I know. You are sick of the term “job creator” and even more tired of the endless discussion surrounding the term. Well, I am here to tell you that Zephyr Adventures is a real-life, honest-to-goodness job creator.
We are super pleased to announce that Heather Herrig and Cindy Molchany have joined Zephyr Adventures to help run our six conferences, which is the other half of our business in addition to adventure travel tours.
Heather is joining us part-time in charge of actually running the logistics of the conferences. She is a seasoned event producer who volunteered at the last two wine blogger conferences, so she is primed and ready to go.
Cindy is joining us full time to be our “community manager”, which means listening to what our constituent communities are talking about, responding and engaging in conversations as needed, helping to strengthen the communities when we can, and promoting the conferences. Cindy has seven years of experience consulting with small wineries on business development, marketing, and social media. She also has attended two WBCs, so is familiar with the our conferences.
To take an opportunity to make this blog post more interesting, here are a few thoughts I had that run contrary to what you will hear in the current presidential election about job creators:
- Tax rates don’t affect most real job creators. I am going to work hard to make Zephyr successful whether my tax rate is 10%, 30%, or 50%. So the entire line about cutting taxes on the rich to help spur economic growth is not realistic.
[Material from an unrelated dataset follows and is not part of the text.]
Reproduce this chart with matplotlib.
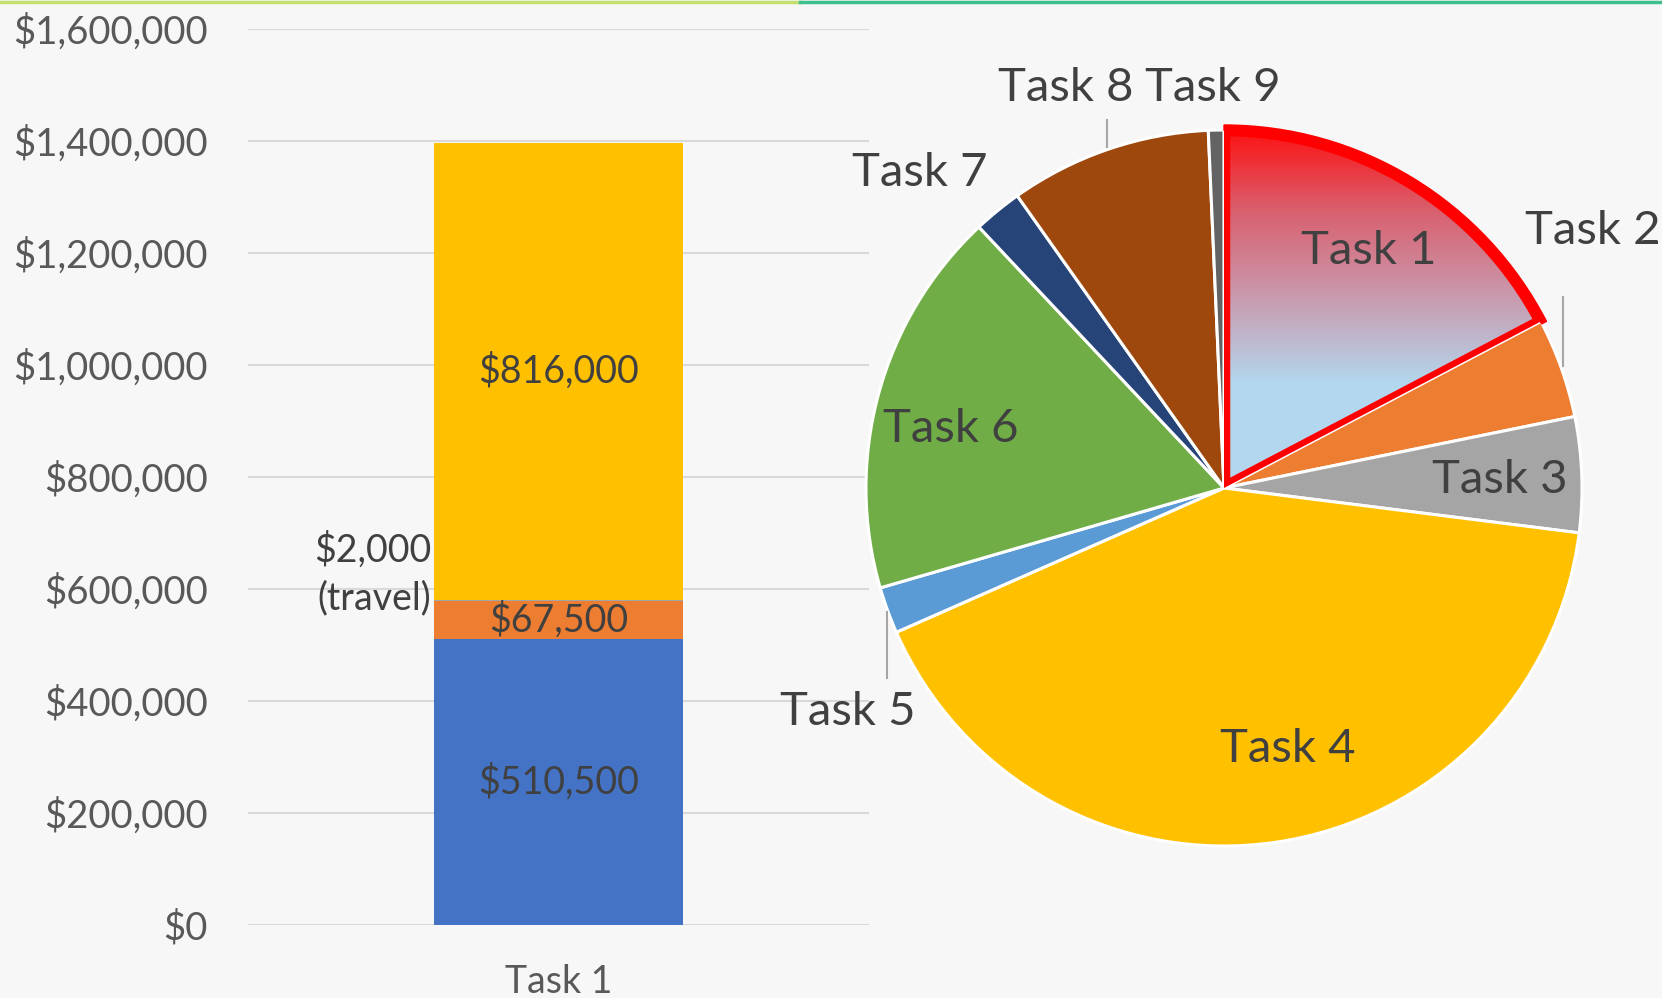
# stacked bar of Task 1 budget next to a pie of all tasks
import numpy as np
import matplotlib.pyplot as plt
from matplotlib.patches import Wedge
from matplotlib.colors import LinearSegmentedColormap

plt.rcParams['font.family'] = ['Lato', 'DejaVu Sans']

# data
bar_task = 'Task 1'
bar_parts = ['labor', 'other', 'travel', 'subcontract']
bar_values = [510500, 67500, 2000, 816000]
bar_colors = ['#4472c4', '#ed7d31', '#a5a5a5', '#ffc000']
bar_yticks = [0, 200000, 400000, 600000, 800000, 1000000, 1200000, 1400000, 1600000]

pie_labels = ['Task 1', 'Task 2', 'Task 3', 'Task 4', 'Task 5',
              'Task 6', 'Task 7', 'Task 8', 'Task 9']
pie_values = [17.3, 4.5, 5.2, 41.4, 2.1, 17.5, 2.2, 9.1, 0.7]
pie_colors = ['#e06070', '#ed7d31', '#a5a5a5', '#ffc000', '#5b9bd5',
              '#70ad47', '#264478', '#9e480e', '#636363']

W, H = 1662, 998
bg = '#f7f7f7'
txt = '#404040'
tick_col = '#595959'

fig = plt.figure(figsize=(W / 100, H / 100), dpi=100, facecolor=bg)

# top accent line
fig.add_artist(plt.Line2D([0, 800 / W], [1 - 1.5 / H] * 2, color='#c3df6e', lw=2.5,
                          transform=fig.transFigure))
fig.add_artist(plt.Line2D([800 / W, 1], [1 - 1.5 / H] * 2, color='#3fbf8c', lw=2.5,
                          transform=fig.transFigure))

# ---- bar chart ----
x0, x1 = 248, 869
y0, y1 = 925, 28.6
ax = fig.add_axes([x0 / W, 1 - y0 / H, (x1 - x0) / W, (y0 - y1) / H])
ax.set_facecolor('none')
bottom = 0
for v, c in zip(bar_values, bar_colors):
    ax.bar(0.5, v, width=0.401, bottom=bottom, color=c, zorder=3)
    bottom += v
ax.set_xlim(0, 1)
ax.set_ylim(0, 1600000)
ax.set_yticks(bar_yticks)
ax.set_yticklabels(['${:,}'.format(t) for t in bar_yticks])
ax.set_xticks([0.5])
ax.set_xticklabels([bar_task])
ax.tick_params(axis='y', length=0, pad=29, labelsize=27.5, labelcolor=tick_col)
ax.tick_params(axis='x', length=0, pad=28, labelsize=27, labelcolor=tick_col)
ax.yaxis.grid(True, color='#d9d9d9', lw=1.5, zorder=0)
for s in ax.spines.values():
    s.set_visible(False)

# data labels
cum = np.cumsum([0] + bar_values)
for i in [0, 1, 3]:
    ax.text(0.5, (cum[i] + cum[i + 1]) / 2, '${:,}'.format(bar_values[i]),
            ha='center', va='center', fontsize=27, color=txt, zorder=4)
ax.annotate('${:,}\n(travel)'.format(bar_values[2]), xy=(0.5 - 0.401 / 2, cum[3]),
            xytext=(-2, 19), textcoords='offset points', ha='right', va='center',
            fontsize=27, color=txt, linespacing=1.4)

# ---- pie chart (pixel coords, y up) ----
pax = fig.add_axes([0, 0, 1, 1])
cx, cy, r = 1224, H - 488, 358
wedges, _ = pax.pie(pie_values, colors=pie_colors, startangle=90, counterclock=False,
                    center=(cx, cy), radius=r, frame=True,
                    wedgeprops=dict(edgecolor='white', linewidth=2.2))
pax.set_xlim(0, W)
pax.set_ylim(0, H)
pax.axis('off')
pax.set_facecolor('none')

# gradient fill for Task 1: red at top fading to light blue
w1 = wedges[0]
w1.set_facecolor('none')
grad = LinearSegmentedColormap.from_list('g', ['#ff0d0d', '#d9606f', '#c99aae', '#b3d7ee'])
arr = np.concatenate([np.linspace(0, 1, 200), np.ones(80)]).reshape(-1, 1)
im = pax.imshow(arr, cmap=grad, extent=(cx, cx + r, cy, cy + r + 6),
                aspect='auto', zorder=0.5, vmin=0, vmax=1)
im.set_clip_path(w1)
pax.set_xlim(0, W)
pax.set_ylim(0, H)

# red outline for Task 1
t1, t2 = w1.theta1, w1.theta2
red = Wedge((cx, cy), r, t1, t2, fill=False, edgecolor='#ff0000', lw=9,
            joinstyle='round', zorder=3)
pax.add_patch(red)
red.set_clip_path(Wedge((cx, cy), r, t1, t2, transform=pax.transData))
pax.add_patch(Wedge((cx, cy), r + 5, t1 - 0.4, t2, width=5.5, color='#ff0000', zorder=3))

# labels
label_pos = {'Task 1': (1369, 251), 'Task 2': (1593, 231), 'Task 3': (1500, 480),
             'Task 4': (1288, 749), 'Task 5': (848, 712), 'Task 6': (951, 429),
             'Task 7': (920, 173), 'Task 8': (1066, 88), 'Task 9': (1213, 88)}
for lab in pie_labels:
    px, py = label_pos[lab]
    pax.text(px, H - py, lab, ha='center', va='center', fontsize=34, color=txt, zorder=5)

# leader lines
for lx, ya, yb in [(1563, 297, 366), (887, 612, 678), (1107, 120, 147)]:
    pax.plot([lx, lx], [H - ya, H - yb], color='#a6a6a6', lw=1.5, zorder=2)

fig.savefig('out.png', dpi=100, facecolor=bg)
- In fact, government policies have almost no impact on my decision making. I am not going to hire new people because of a tax break. I will hire when we need someone new. Many of the “stimulus” ideas also don’t work.
- How governments DO impact me as a business owner is when I run into red tape. If you really want to help businesses, simplify the tax code and make it easy for small businesses to follow rules.
- If you want to call yourself a fiscal conservative, you had better be one. As the owner of Zephyr Adventures, I funded our startup and have funded every expansion since. If you are in our federal government, get real and balance the budget. If you don’t, don’t call yourself a fiscal conservative.
- Finally, I think we have to reset our expectations as a country about “growth”. We just had a serious recession exactly because we were in too big a boom (internet and then financial / real estate) beforehand. I think our slow growth recovering from the recession is actually a good thing. It might just keep us out of the boom and bust cycle we usually fall into.
What do you think?
I think one of the few real flaws in basic economics is the requirement for constant growth (the other, abandoned in New Keynesian macroeconomics, is the assumption of rational behavior).
I live in DC. I’m with ya on the red tape.